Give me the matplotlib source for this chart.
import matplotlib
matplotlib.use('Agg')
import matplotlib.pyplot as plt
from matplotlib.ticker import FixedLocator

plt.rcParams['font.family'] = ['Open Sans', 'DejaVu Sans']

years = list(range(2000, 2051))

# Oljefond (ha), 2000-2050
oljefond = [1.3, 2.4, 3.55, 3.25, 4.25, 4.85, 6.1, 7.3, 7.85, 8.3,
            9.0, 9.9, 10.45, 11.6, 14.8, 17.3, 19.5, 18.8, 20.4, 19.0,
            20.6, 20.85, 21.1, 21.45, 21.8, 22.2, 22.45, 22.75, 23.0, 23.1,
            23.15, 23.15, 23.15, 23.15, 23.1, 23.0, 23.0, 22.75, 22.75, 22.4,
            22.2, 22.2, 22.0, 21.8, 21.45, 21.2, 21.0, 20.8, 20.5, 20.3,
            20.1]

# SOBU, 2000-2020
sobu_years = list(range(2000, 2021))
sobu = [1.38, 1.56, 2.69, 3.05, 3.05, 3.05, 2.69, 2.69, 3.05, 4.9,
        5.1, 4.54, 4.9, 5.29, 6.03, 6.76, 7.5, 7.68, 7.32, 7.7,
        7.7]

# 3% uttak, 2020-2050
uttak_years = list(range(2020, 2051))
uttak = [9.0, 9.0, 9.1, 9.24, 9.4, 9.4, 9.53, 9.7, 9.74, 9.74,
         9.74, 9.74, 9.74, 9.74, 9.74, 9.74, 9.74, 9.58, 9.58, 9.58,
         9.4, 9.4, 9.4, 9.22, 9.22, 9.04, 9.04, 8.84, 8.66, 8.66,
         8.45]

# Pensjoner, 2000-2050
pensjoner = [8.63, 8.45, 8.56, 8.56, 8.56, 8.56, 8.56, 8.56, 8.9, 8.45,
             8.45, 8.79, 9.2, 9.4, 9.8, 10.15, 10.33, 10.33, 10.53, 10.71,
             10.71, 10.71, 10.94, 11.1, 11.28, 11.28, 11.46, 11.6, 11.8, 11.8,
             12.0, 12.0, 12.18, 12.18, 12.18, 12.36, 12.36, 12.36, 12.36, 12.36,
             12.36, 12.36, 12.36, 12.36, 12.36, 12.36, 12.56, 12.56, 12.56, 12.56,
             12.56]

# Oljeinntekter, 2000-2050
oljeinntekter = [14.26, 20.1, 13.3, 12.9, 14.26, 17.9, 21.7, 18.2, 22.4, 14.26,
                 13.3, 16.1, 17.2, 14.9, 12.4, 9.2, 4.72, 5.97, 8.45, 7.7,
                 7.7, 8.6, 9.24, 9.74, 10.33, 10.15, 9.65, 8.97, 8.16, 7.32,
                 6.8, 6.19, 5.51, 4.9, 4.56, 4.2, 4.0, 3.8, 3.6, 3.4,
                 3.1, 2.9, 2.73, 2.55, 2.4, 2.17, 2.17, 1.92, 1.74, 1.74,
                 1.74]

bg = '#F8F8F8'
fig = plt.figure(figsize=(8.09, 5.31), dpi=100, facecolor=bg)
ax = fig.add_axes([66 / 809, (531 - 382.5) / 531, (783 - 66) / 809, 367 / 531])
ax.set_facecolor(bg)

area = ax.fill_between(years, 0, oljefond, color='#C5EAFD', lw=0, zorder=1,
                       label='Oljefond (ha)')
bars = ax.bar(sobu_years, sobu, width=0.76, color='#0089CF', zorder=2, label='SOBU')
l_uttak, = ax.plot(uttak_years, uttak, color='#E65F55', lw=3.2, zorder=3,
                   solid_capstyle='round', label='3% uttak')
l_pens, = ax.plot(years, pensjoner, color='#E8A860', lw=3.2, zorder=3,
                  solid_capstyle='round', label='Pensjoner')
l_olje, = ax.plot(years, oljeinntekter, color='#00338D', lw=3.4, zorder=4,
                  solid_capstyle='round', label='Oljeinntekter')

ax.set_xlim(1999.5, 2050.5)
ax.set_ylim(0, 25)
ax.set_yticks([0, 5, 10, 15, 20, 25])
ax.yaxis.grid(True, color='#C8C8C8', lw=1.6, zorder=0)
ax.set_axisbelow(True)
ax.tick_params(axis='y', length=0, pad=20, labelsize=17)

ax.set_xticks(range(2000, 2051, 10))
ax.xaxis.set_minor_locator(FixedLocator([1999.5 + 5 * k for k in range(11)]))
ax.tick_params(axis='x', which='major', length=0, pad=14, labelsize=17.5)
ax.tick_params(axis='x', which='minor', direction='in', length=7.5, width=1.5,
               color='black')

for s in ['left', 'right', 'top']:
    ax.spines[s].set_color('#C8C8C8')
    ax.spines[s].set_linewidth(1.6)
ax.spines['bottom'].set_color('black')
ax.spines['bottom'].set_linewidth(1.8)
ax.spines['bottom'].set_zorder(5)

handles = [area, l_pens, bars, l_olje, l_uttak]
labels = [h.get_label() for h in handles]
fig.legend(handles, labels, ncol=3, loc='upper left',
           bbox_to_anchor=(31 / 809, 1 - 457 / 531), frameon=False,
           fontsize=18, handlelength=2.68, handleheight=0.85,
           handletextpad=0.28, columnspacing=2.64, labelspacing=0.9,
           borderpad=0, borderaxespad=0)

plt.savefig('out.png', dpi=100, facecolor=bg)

.....

● **Set problem**
What is the number of lines in the listing that include the word "matplotlib"? Give that number and nothing else.

● **Answer to the problem**
5